**Stored data**
----------------
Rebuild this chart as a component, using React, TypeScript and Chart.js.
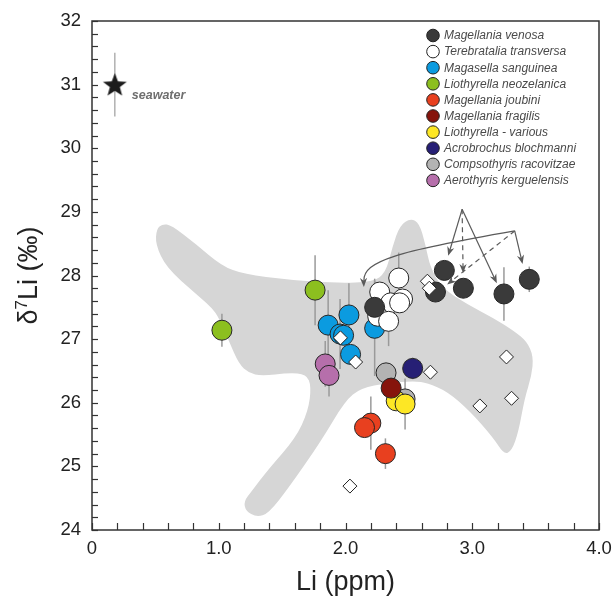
import React, { useEffect, useRef } from 'react';
import { Chart, registerables } from 'chart.js';

Chart.register(...registerables);

// ---------- data ----------
const xTickLabels: Record<number, string> = { 0: '0', 1: '1.0', 2: '2.0', 3: '3.0', 4: '4.0' };
const yTickLabels: Record<number, string> = { 24: '24', 25: '25', 26: '26', 27: '27', 28: '28', 29: '29', 30: '30', 31: '31', 32: '32' };

const speciesNames = [
  'Magellania venosa',
  'Terebratalia transversa',
  'Magasella sanguinea',
  'Liothyrella neozelanica',
  'Magellania joubini',
  'Magellania fragilis',
  'Liothyrella - various',
  'Acrobrochus blochmanni',
  'Compsothyris racovitzae',
  'Aerothyris kerguelensis',
];
const speciesColors = [
  '#3a3a3a', '#ffffff', '#0b9be0', '#8cbf1f', '#e8401f',
  '#86140c', '#fde725', '#261f75', '#b3b3b3', '#b66fab',
];

const venosaLi = [2.78, 2.71, 2.93, 3.25, 3.45, 2.23];
const venosaD7 = [28.08, 27.74, 27.80, 27.71, 27.94, 27.50];
const venosaErr = [0, 0, 0, 0.42, 0.2, 0.45];

const transversaLi = [2.42, 2.27, 2.45, 2.356, 2.427, 2.254, 2.34];
const transversaD7 = [27.96, 27.74, 27.63, 27.57, 27.57, 27.36, 27.28];
const transversaErr = [0.4, 0, 0, 0, 0, 0, 0.39];

const sanguineaLi = [1.863, 2.027, 1.957, 1.985, 2.04, 2.23];
const sanguineaD7 = [27.22, 27.38, 27.08, 27.06, 26.76, 27.17];
const sanguineaErr = [0.55, 0.5, 0.55, 0, 0, 0.75];

const neozelanicaLi = [1.76, 1.025];
const neozelanicaD7 = [27.77, 27.14];
const neozelanicaErr = [0.55, 0.26];

const joubiniLi = [2.2, 2.15, 2.315];
const joubiniD7 = [25.68, 25.61, 25.2];
const joubiniErr = [0.42, 0, 0.24];

const fragilisLi = [2.36];
const fragilisD7 = [26.23];
const fragilisErr = [0];

const variousLi = [2.4, 2.47];
const variousD7 = [26.03, 25.98];
const variousErr = [0, 0.4];

const blochmanniLi = [2.53];
const blochmanniD7 = [26.54];
const blochmanniErr = [0.17];

const racovitzaeLi = [2.32, 2.47];
const racovitzaeD7 = [26.47, 26.06];
const racovitzaeErr = [0, 0];

const kerguelensisLi = [1.84, 1.87];
const kerguelensisD7 = [26.61, 26.43];
const kerguelensisErr = [0.36, 0.33];

const literatureLi = [1.96, 2.08, 2.646, 2.661, 2.67, 3.27, 3.31, 3.06, 2.035];
const literatureD7 = [27.02, 26.64, 27.91, 27.8, 26.48, 26.72, 26.07, 25.95, 24.69];

const seawaterLi = [0.18];
const seawaterD7 = [31.0];
const seawaterErr = [0.5];

// grey field (outline, data units)
const fieldLi = [
  0.509, 0.556, 0.626, 0.822, 1.025, 1.198, 1.55, 1.941, 2.215, 2.317, 2.372, 2.427, 2.513, 2.583,
  2.63, 2.669, 2.763, 2.959, 3.17, 3.327, 3.429, 3.483, 3.468, 3.413, 3.366, 3.311, 3.249, 3.17,
  2.982, 2.802, 2.646, 2.544, 2.333, 2.121, 1.996, 1.808, 1.55, 1.393, 1.299, 1.213, 1.198, 1.26,
  1.393, 1.605, 1.706, 1.73, 1.691, 1.55, 1.339, 1.237, 1.159, 1.08, 1.002, 0.947, 0.822, 0.587, 0.501,
];
const fieldD7 = [
  28.73, 28.81, 28.79, 28.49, 28.15, 28.02, 27.93, 27.88, 27.9, 28.04, 28.46, 28.78, 28.9, 28.82,
  28.49, 28.12, 27.8, 27.55, 27.33, 27.13, 26.97, 26.73, 26.42, 26.07, 25.55, 25.24, 25.19, 25.44,
  25.87, 26.18, 26.31, 26.34, 26.31, 26.23, 26.03, 25.4, 24.66, 24.26, 24.2, 24.3, 24.45, 24.61,
  24.96, 25.44, 25.87, 26.26, 26.45, 26.47, 26.42, 26.47, 26.61, 26.97, 27.33, 27.49, 27.71, 28.12, 28.49,
];

// annotation arrows
const arrowFromLi = [2.92, 2.92, 2.92, 3.335, 3.335];
const arrowFromD7 = [29.04, 29.04, 29.04, 28.7, 28.7];
const arrowToLi = [2.81, 2.928, 3.194, 3.397, 2.802];
const arrowToD7 = [28.31, 28.04, 27.88, 28.18, 27.86];
const arrowDashed = [false, true, false, false, true];
const curveArrowLi = [3.335, 2.41, 2.137, 2.145];
const curveArrowD7 = [28.7, 28.38, 28.23, 27.82];

const FONT = '"Liberation Sans", Arial, Helvetica, sans-serif';

function makeStar(r: number, color: string) {
  const c = document.createElement('canvas');
  const s = Math.ceil(r * 2 + 2);
  c.width = s;
  c.height = s;
  const g = c.getContext('2d')!;
  g.fillStyle = color;
  g.beginPath();
  for (let i = 0; i < 10; i++) {
    const ang = -Math.PI / 2 + (i * Math.PI) / 5;
    const rr = i % 2 === 0 ? r : r * 0.42;
    const px = s / 2 + rr * Math.cos(ang);
    const py = s / 2 + 1 + rr * Math.sin(ang);
    if (i === 0) g.moveTo(px, py);
    else g.lineTo(px, py);
  }
  g.closePath();
  g.fill();
  return c;
}

function arrowHead(ctx: CanvasRenderingContext2D, fx: number, fy: number, tx: number, ty: number) {
  const ang = Math.atan2(ty - fy, tx - fx);
  const len = 9;
  const hw = 3.6;
  const cos = Math.cos(ang);
  const sin = Math.sin(ang);
  const bx = tx - len * cos;
  const by = ty - len * sin;
  const nx = tx - len * 0.7 * cos;
  const ny = ty - len * 0.7 * sin;
  ctx.beginPath();
  ctx.moveTo(tx, ty);
  ctx.lineTo(bx - hw * sin, by + hw * cos);
  ctx.lineTo(nx, ny);
  ctx.lineTo(bx + hw * sin, by - hw * cos);
  ctx.closePath();
  ctx.fill();
}

const customPlugin = {
  id: 'customDecor',
  beforeDatasetsDraw(chart: any) {
    const { ctx, chartArea: a, scales } = chart;
    const x = scales.x;
    const y = scales.y;
    ctx.save();
    ctx.beginPath();
    ctx.rect(a.left, a.top, a.right - a.left, a.bottom - a.top);
    ctx.clip();
    // grey field
    const pts = fieldLi.map((v, i) => [x.getPixelForValue(v), y.getPixelForValue(fieldD7[i])]);
    const n = pts.length;
    const mid = (p: number[], q: number[]) => [(p[0] + q[0]) / 2, (p[1] + q[1]) / 2];
    ctx.beginPath();
    const m0 = mid(pts[n - 1], pts[0]);
    ctx.moveTo(m0[0], m0[1]);
    for (let i = 0; i < n; i++) {
      const q = mid(pts[i], pts[(i + 1) % n]);
      ctx.quadraticCurveTo(pts[i][0], pts[i][1], q[0], q[1]);
    }
    ctx.closePath();
    ctx.fillStyle = '#d6d6d6';
    ctx.fill();
    // error bars
    chart.data.datasets.forEach((ds: any) => {
      const e = ds.errorBars;
      if (!e) return;
      ctx.strokeStyle = ds.errorColor || '#9a9a9a';
      ctx.lineWidth = 1.5;
      ds.data.forEach((p: any, i: number) => {
        if (!e[i]) return;
        const px = x.getPixelForValue(p.x);
        ctx.beginPath();
        ctx.moveTo(px, y.getPixelForValue(p.y + e[i]));
        ctx.lineTo(px, y.getPixelForValue(p.y - e[i]));
        ctx.stroke();
      });
    });
    ctx.restore();
  },
  afterDatasetsDraw(chart: any) {
    const { ctx, scales } = chart;
    const x = scales.x;
    const y = scales.y;
    ctx.save();
    ctx.strokeStyle = '#5a5a5a';
    ctx.fillStyle = '#5a5a5a';
    ctx.lineWidth = 1.2;
    arrowFromLi.forEach((v, i) => {
      const fx = x.getPixelForValue(v);
      const fy = y.getPixelForValue(arrowFromD7[i]);
      const tx = x.getPixelForValue(arrowToLi[i]);
      const ty = y.getPixelForValue(arrowToD7[i]);
      ctx.setLineDash(arrowDashed[i] ? [5, 4] : []);
      const ang = Math.atan2(ty - fy, tx - fx);
      ctx.beginPath();
      ctx.moveTo(fx, fy);
      ctx.lineTo(tx - 6 * Math.cos(ang), ty - 6 * Math.sin(ang));
      ctx.stroke();
      ctx.setLineDash([]);
      arrowHead(ctx, fx, fy, tx, ty);
    });
    const cp = curveArrowLi.map((v, i) => [x.getPixelForValue(v), y.getPixelForValue(curveArrowD7[i])]);
    ctx.setLineDash([]);
    ctx.beginPath();
    ctx.moveTo(cp[0][0], cp[0][1]);
    ctx.bezierCurveTo(cp[1][0], cp[1][1], cp[2][0], cp[2][1], cp[3][0], cp[3][1] - 6);
    ctx.stroke();
    arrowHead(ctx, cp[2][0], cp[2][1], cp[3][0], cp[3][1]);
    ctx.restore();
  },
  afterDraw(chart: any) {
    const { ctx, chartArea: a, scales } = chart;
    const x = scales.x;
    const y = scales.y;
    ctx.save();
    // ticks (inward)
    ctx.strokeStyle = '#333';
    ctx.lineWidth = 1.2;
    x.ticks.forEach((t: any) => {
      const px = Math.round(x.getPixelForValue(t.value)) + 0.5;
      ctx.beginPath();
      ctx.moveTo(px, a.bottom);
      ctx.lineTo(px, a.bottom - 7);
      ctx.stroke();
    });
    y.ticks.forEach((t: any) => {
      const py = Math.round(y.getPixelForValue(t.value)) + 0.5;
      ctx.beginPath();
      ctx.moveTo(a.left, py);
      ctx.lineTo(a.left + 6, py);
      ctx.stroke();
    });
    // frame
    ctx.lineWidth = 1.5;
    ctx.strokeStyle = '#333';
    ctx.strokeRect(a.left, a.top, a.right - a.left, a.bottom - a.top);

    // seawater label
    const sx = x.getPixelForValue(seawaterLi[0]);
    const sy = y.getPixelForValue(seawaterD7[0]);
    ctx.font = `italic bold 12.5px ${FONT}`;
    ctx.fillStyle = '#6e6e6e';
    ctx.textAlign = 'left';
    ctx.textBaseline = 'middle';
    ctx.fillText('seawater', sx + 17, sy + 11);

    // legend
    const lx = a.right - 166;
    const ly = a.top + 14.5;
    speciesNames.forEach((name, i) => {
      const cy = ly + i * 16.1;
      ctx.beginPath();
      ctx.arc(lx, cy, 6.3, 0, Math.PI * 2);
      ctx.fillStyle = speciesColors[i];
      ctx.fill();
      ctx.lineWidth = 1;
      ctx.strokeStyle = '#222';
      ctx.stroke();
      ctx.font = `italic 12px ${FONT}`;
      ctx.fillStyle = '#4a4a4a';
      ctx.textAlign = 'left';
      ctx.textBaseline = 'middle';
      ctx.fillText(name, lx + 11, cy + 0.5);
    });

    // axis titles
    ctx.fillStyle = '#222';
    ctx.font = `27px ${FONT}`;
    ctx.textAlign = 'center';
    ctx.textBaseline = 'alphabetic';
    ctx.fillText('Li (ppm)', (a.left + a.right) / 2, 590);

    ctx.save();
    ctx.translate(36.5, (a.top + a.bottom) / 2);
    ctx.rotate(-Math.PI / 2);
    const big = `27px ${FONT}`;
    const small = `17px ${FONT}`;
    ctx.font = big;
    const w1 = ctx.measureText('δ').width;
    const w3 = ctx.measureText('Li (‰)').width;
    ctx.font = small;
    const w2 = ctx.measureText('7').width;
    const total = w1 + w2 + w3;
    let cx = -total / 2;
    ctx.textAlign = 'left';
    ctx.font = big;
    ctx.fillText('δ', cx, 0);
    cx += w1;
    ctx.font = small;
    ctx.fillText('7', cx, -10);
    cx += w2;
    ctx.font = big;
    ctx.fillText('Li (‰)', cx, 0);
    ctx.restore();
    ctx.restore();
  },
};

function pts(xs: number[], ys: number[]) {
  return xs.map((v, i) => ({ x: v, y: ys[i] }));
}

export default function App() {
  const ref = useRef<HTMLCanvasElement>(null);

  useEffect(() => {
    if (!ref.current) return;
    const star = makeStar(12.5, '#1c1c1c');
    const speciesLi = [venosaLi, transversaLi, sanguineaLi, neozelanicaLi, joubiniLi, fragilisLi, variousLi, blochmanniLi, racovitzaeLi, kerguelensisLi];
    const speciesD7 = [venosaD7, transversaD7, sanguineaD7, neozelanicaD7, joubiniD7, fragilisD7, variousD7, blochmanniD7, racovitzaeD7, kerguelensisD7];
    const speciesErr = [venosaErr, transversaErr, sanguineaErr, neozelanicaErr, joubiniErr, fragilisErr, variousErr, blochmanniErr, racovitzaeErr, kerguelensisErr];

    const datasets: any[] = [
      {
        label: 'literature',
        data: pts(literatureLi, literatureD7),
        pointStyle: 'rectRot',
        pointRadius: 7,
        backgroundColor: '#ffffff',
        borderColor: '#222',
        borderWidth: 1,
      },
      {
        label: 'seawater',
        data: pts(seawaterLi, seawaterD7),
        pointStyle: star,
        pointRadius: 12,
        errorBars: seawaterErr,
        errorColor: '#b0b0b0',
      },
      ...speciesNames.map((name, i) => ({
        label: name,
        data: pts(speciesLi[i], speciesD7[i]),
        pointStyle: 'circle',
        pointRadius: 10,
        backgroundColor: speciesColors[i],
        borderColor: '#262626',
        borderWidth: 1,
        errorBars: speciesErr[i],
      })),
    ];

    const chart = new Chart(ref.current, {
      type: 'scatter',
      data: { datasets },
      options: {
        animation: false,
        responsive: true,
        maintainAspectRatio: false,
        events: [],
        layout: { padding: { top: 21, right: 9, left: 0, bottom: 0 } },
        plugins: { legend: { display: false }, tooltip: { enabled: false } },
        scales: {
          x: {
            type: 'linear',
            min: 0,
            max: 4,
            grid: { display: false, drawTicks: false },
            border: { display: false },
            ticks: {
              stepSize: 0.2,
              autoSkip: false,
              maxRotation: 0,
              padding: 8,
              color: '#222',
              font: { family: FONT, size: 18.5 },
              callback: (v: any) => {
                const r = Math.round(v);
                return Math.abs(v - r) < 1e-6 ? xTickLabels[r] ?? '' : '';
              },
            },
            afterFit: (s: any) => {
              s.height = 68;
              s.paddingLeft = 0;
              s.paddingRight = 0;
            },
          },
          y: {
            type: 'linear',
            min: 24,
            max: 32,
            grid: { display: false, drawTicks: false },
            border: { display: false },
            ticks: {
              stepSize: 0.2,
              autoSkip: false,
              padding: 11,
              color: '#222',
              font: { family: FONT, size: 18.5 },
              callback: (v: any) => {
                const r = Math.round(v);
                return Math.abs(v - r) < 1e-6 ? yTickLabels[r] ?? '' : '';
              },
            },
            afterFit: (s: any) => {
              s.width = 92;
              s.paddingTop = 0;
              s.paddingBottom = 0;
            },
          },
        },
      },
      plugins: [customPlugin],
    });
    return () => chart.destroy();
  }, []);

  return (
    <div style={{ position: 'absolute', left: 0, top: 0, width: 612, height: 598, background: '#fff' }}>
      <canvas ref={ref} />
    </div>
  );
}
----------------
**Written problem**
Starting at the top of the listing above, reproduce each line up to and including the one with "const kerguelensisErr = [0.36, 0.33];"; omit the pictures.

**Task answer**
Rebuild this chart as a component, using React, TypeScript and Chart.js.
import React, { useEffect, useRef } from 'react';
import { Chart, registerables } from 'chart.js';

Chart.register(...registerables);

// ---------- data ----------
const xTickLabels: Record<number, string> = { 0: '0', 1: '1.0', 2: '2.0', 3: '3.0', 4: '4.0' };
const yTickLabels: Record<number, string> = { 24: '24', 25: '25', 26: '26', 27: '27', 28: '28', 29: '29', 30: '30', 31: '31', 32: '32' };

const speciesNames = [
  'Magellania venosa',
  'Terebratalia transversa',
  'Magasella sanguinea',
  'Liothyrella neozelanica',
  'Magellania joubini',
  'Magellania fragilis',
  'Liothyrella - various',
  'Acrobrochus blochmanni',
  'Compsothyris racovitzae',
  'Aerothyris kerguelensis',
];
const speciesColors = [
  '#3a3a3a', '#ffffff', '#0b9be0', '#8cbf1f', '#e8401f',
  '#86140c', '#fde725', '#261f75', '#b3b3b3', '#b66fab',
];

const venosaLi = [2.78, 2.71, 2.93, 3.25, 3.45, 2.23];
const venosaD7 = [28.08, 27.74, 27.80, 27.71, 27.94, 27.50];
const venosaErr = [0, 0, 0, 0.42, 0.2, 0.45];

const transversaLi = [2.42, 2.27, 2.45, 2.356, 2.427, 2.254, 2.34];
const transversaD7 = [27.96, 27.74, 27.63, 27.57, 27.57, 27.36, 27.28];
const transversaErr = [0.4, 0, 0, 0, 0, 0, 0.39];

const sanguineaLi = [1.863, 2.027, 1.957, 1.985, 2.04, 2.23];
const sanguineaD7 = [27.22, 27.38, 27.08, 27.06, 26.76, 27.17];
const sanguineaErr = [0.55, 0.5, 0.55, 0, 0, 0.75];

const neozelanicaLi = [1.76, 1.025];
const neozelanicaD7 = [27.77, 27.14];
const neozelanicaErr = [0.55, 0.26];

const joubiniLi = [2.2, 2.15, 2.315];
const joubiniD7 = [25.68, 25.61, 25.2];
const joubiniErr = [0.42, 0, 0.24];

const fragilisLi = [2.36];
const fragilisD7 = [26.23];
const fragilisErr = [0];

const variousLi = [2.4, 2.47];
const variousD7 = [26.03, 25.98];
const variousErr = [0, 0.4];

const blochmanniLi = [2.53];
const blochmanniD7 = [26.54];
const blochmanniErr = [0.17];

const racovitzaeLi = [2.32, 2.47];
const racovitzaeD7 = [26.47, 26.06];
const racovitzaeErr = [0, 0];

const kerguelensisLi = [1.84, 1.87];
const kerguelensisD7 = [26.61, 26.43];
const kerguelensisErr = [0.36, 0.33];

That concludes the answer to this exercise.